Yes, it does. See above.

> you need to look at what is being done with the money

Exactly. And when the government plays favorites by printing money and giving it to particular entities, the wrong things get done with the money: too much of things that people don't want or need, not enough things that people do want or need. In short, misallocation of resources, resulting in waste and unnecessary scarcity. The historical evidence for this is massive, going all the way back to at least the Roman Empire.

qnt|5 years ago

Your example is backwards; the McMansions, oversupply of CRE, TARP and the rest of the 2008 fiasco was the result of private sector speculation. Private sector misallocation of credit, not public sector.

Look at US private home starts [1] for example.

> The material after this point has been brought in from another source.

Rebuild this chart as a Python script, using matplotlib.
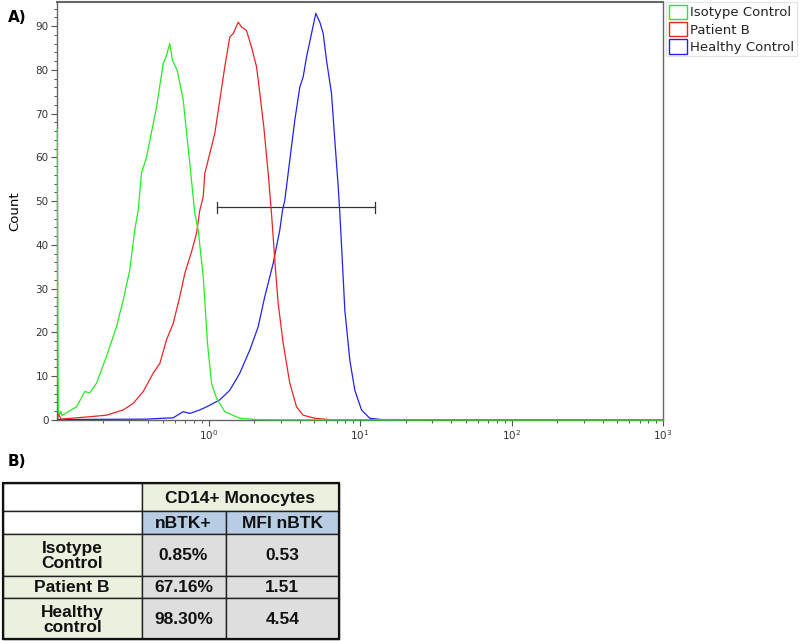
import matplotlib.pyplot as plt
from matplotlib.patches import Patch, Rectangle

# Histogram traces (fluorescence, count)
iso_x = [0.1005, 0.101, 0.102, 0.104, 0.106, 0.108, 0.112, 0.1345, 0.1526, 0.1646, 0.1823,
         0.212, 0.247, 0.2735, 0.302, 0.326, 0.3435, 0.361, 0.390, 0.4315, 0.454, 0.502,
         0.528, 0.555, 0.5785, 0.621, 0.681, 0.7525, 0.812, 0.855, 0.923, 0.985, 1.047,
         1.129, 1.281, 1.609, 2.07, 3.0, 1000]
iso_y = [66.5, 30.0, 2.0, 1.2, 2.0, 1.0, 1.4, 3.0, 6.5, 6.2, 8.4,
         14.5, 21.3, 27.4, 34.2, 43.4, 47.9, 56.4, 60.1, 67.7, 71.5, 81.4,
         83.3, 86.0, 82.2, 79.9, 73.1, 58.6, 47.2, 43.4, 32.7, 17.5, 8.4,
         5.0, 1.9, 0.4, 0.1, 0.05, 0.0]

pat_x = [0.101, 0.1025, 0.106, 0.1646, 0.212, 0.2735, 0.3184, 0.3707, 0.4315, 0.477,
         0.528, 0.585, 0.6466, 0.6977, 0.772, 0.833, 0.876, 0.923, 0.945, 1.020, 1.1005,
         1.1875, 1.281, 1.382, 1.456, 1.571, 1.651, 1.781, 1.922, 2.075, 2.182, 2.317,
         2.478, 2.605, 2.739, 2.884, 3.112, 3.441, 3.81, 4.217, 5.03, 6.48, 1000]
pat_y = [0.3, 1.5, 0.2, 0.75, 1.1, 2.3, 3.8, 6.5, 10.7, 12.9,
         18.3, 22.1, 28.2, 33.5, 38.4, 42.6, 47.9, 51.0, 56.3, 60.9, 65.5,
         73.1, 80.7, 87.5, 88.3, 90.9, 89.8, 89.0, 85.2, 80.7, 74.6, 67.0,
         56.3, 47.2, 36.5, 26.6, 17.5, 8.4, 3.0, 1.1, 0.4, 0.05, 0.0]

hc_x = [0.101, 0.39, 0.502, 0.585, 0.681, 0.7525, 0.876, 0.970, 1.020, 1.129, 1.1875,
        1.382, 1.609, 1.874, 2.128, 2.353, 2.673, 2.955, 3.079, 3.189, 3.441, 3.713,
        4.006, 4.217, 4.436, 4.786, 5.108, 5.43, 5.715, 6.01, 6.485, 6.82, 7.18, 7.36,
        7.55, 7.94, 8.565, 9.24, 10.23, 11.6, 13.87, 1000]
hc_y = [0.1, 0.2, 0.4, 0.5, 1.9, 1.5, 2.3, 3.0, 3.4, 4.2, 4.6,
        6.8, 10.7, 16.0, 21.3, 28.2, 35.8, 43.4, 47.9, 50.2, 59.4, 68.5,
        76.1, 78.4, 82.9, 88.3, 92.9, 90.9, 88.3, 82.2, 74.6, 63.9, 53.3, 47.2,
        40.0, 25.1, 13.7, 6.8, 2.3, 0.4, 0.1, 0.0]

gate = [1.13, 12.6]
gate_y = 48.6

series = ["Isotype Control", "Patient B", "Healthy Control"]
colors = ["#22ee22", "#ee2222", "#2222ee"]

# Table contents
tbl_header = "CD14+ Monocytes"
tbl_cols = ["nBTK+", "MFI nBTK"]
tbl_rows = ["Isotype\nControl", "Patient B", "Healthy\ncontrol"]
tbl_pct = ["0.85%", "67.16%", "98.30%"]
tbl_mfi = ["0.53", "1.51", "4.54"]

fig = plt.figure(figsize=(8, 6.41), dpi=100)
ax = fig.add_axes([57 / 800, 221 / 641, 606 / 800, 418 / 641])

ax.plot(hc_x, hc_y, color=colors[2], lw=0.9, zorder=3)
ax.plot(pat_x, pat_y, color=colors[1], lw=0.9, zorder=3)
ax.plot(iso_x, iso_y, color=colors[0], lw=0.9, zorder=3, clip_on=False)

# gate marker
ax.plot(gate, [gate_y, gate_y], color="#333333", lw=0.9)
for gx in gate:
    ax.plot([gx, gx], [gate_y - 1.2, gate_y + 1.2], color="#333333", lw=0.9)

ax.set_xscale("log")
ax.set_xlim(0.1, 1000)
ax.set_ylim(0, 95.5)
ax.set_xticks([1, 10, 100, 1000])
ax.set_xticklabels([r"$10^0$", r"$10^1$", r"$10^2$", r"$10^3$"])
ax.set_yticks(range(0, 100, 10))
ax.set_yticks(range(0, 96, 2), minor=True)
ax.tick_params(axis="both", which="major", length=4, width=0.8, color="#555555",
               labelsize=7.5, labelcolor="#333333", pad=2)
ax.tick_params(axis="both", which="minor", length=2.5, width=0.7, color="#555555")
for s in ax.spines.values():
    s.set_color("#666666")
    s.set_linewidth(1.0)
ax.spines["top"].set_linewidth(1.5)
ax.set_ylabel("Count", fontsize=9.5, labelpad=10)

handles = [Patch(facecolor="white", edgecolor=c, lw=1.0) for c in colors]
leg = ax.legend(handles, series, loc="upper left", bbox_to_anchor=(1.005, 1.0),
                borderaxespad=0, fontsize=9.5, frameon=True, fancybox=False,
                handlelength=1.4, handleheight=1.3, handletextpad=0.25,
                labelspacing=0.2, borderpad=0.2)
leg.get_frame().set_edgecolor("#dddddd")
leg.get_frame().set_linewidth(0.8)
for t in leg.get_texts():
    t.set_color("#222222")

fig.text(8 / 800, 1 - 18 / 641, "A)", fontsize=11, fontweight="bold", va="center")
fig.text(8 / 800, 1 - 462 / 641, "B)", fontsize=11, fontweight="bold", va="center")

# Table drawn in pixel coordinates
tax = fig.add_axes([0, 0, 1, 1])
tax.set_xlim(0, 800)
tax.set_ylim(641, 0)
tax.axis("off")
tax.patch.set_alpha(0)

xs = [3, 141.5, 225.5, 339]
ys = [483, 511, 534, 576, 598, 639]
green = "#ebf1de"
blue = "#b8cce4"
gray = "#dedede"
tfont = dict(fontsize=12.5, fontweight="bold", family="Liberation Sans",
             ha="center", va="center", color="#111111")


def cell(x0, x1, y0, y1, fc, text=None):
    tax.add_patch(Rectangle((x0, y0), x1 - x0, y1 - y0, facecolor=fc,
                            edgecolor="#222222", lw=1.0))
    if text:
        tax.text((x0 + x1) / 2, (y0 + y1) / 2 + 1, text, linespacing=1.0, **tfont)


cell(xs[0], xs[1], ys[0], ys[1], "white")
cell(xs[1], xs[3], ys[0], ys[1], green, tbl_header)
cell(xs[0], xs[1], ys[1], ys[2], "white")
for j, name in enumerate(tbl_cols):
    cell(xs[j + 1], xs[j + 2], ys[1], ys[2], blue, name)
for i, name in enumerate(tbl_rows):
    cell(xs[0], xs[1], ys[i + 2], ys[i + 3], green, name)
    cell(xs[1], xs[2], ys[i + 2], ys[i + 3], gray, tbl_pct[i])
    cell(xs[2], xs[3], ys[i + 2], ys[i + 3], gray, tbl_mfi[i])
tax.add_patch(Rectangle((xs[0], ys[0]), xs[3] - xs[0], ys[-1] - ys[0],
                        facecolor="none", edgecolor="#111111", lw=1.6))

fig.savefig("out.png", dpi=100)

All the misallocation was done well before QE started, and no-one was building new homes for years following the Fed MBS purchases.

[1] https://fred.stlouisfed.org/series/HOUST

baconandeggs|5 years ago

> ...a lower quantity of real goods and services can be purchased for the same amount of currency. There isn’t any evidence that this has happened following the Fed’s QE programmes, despite most mainstream economists freaking out about the same point at the time.

AAPL in feb ~$320 AAPL today ~$385

TSLA in feb ~$900 TSLA today ~$1500

Inflation is not equal across all sectors of the economy, is a transfer of wealth that disproportionally benefits some.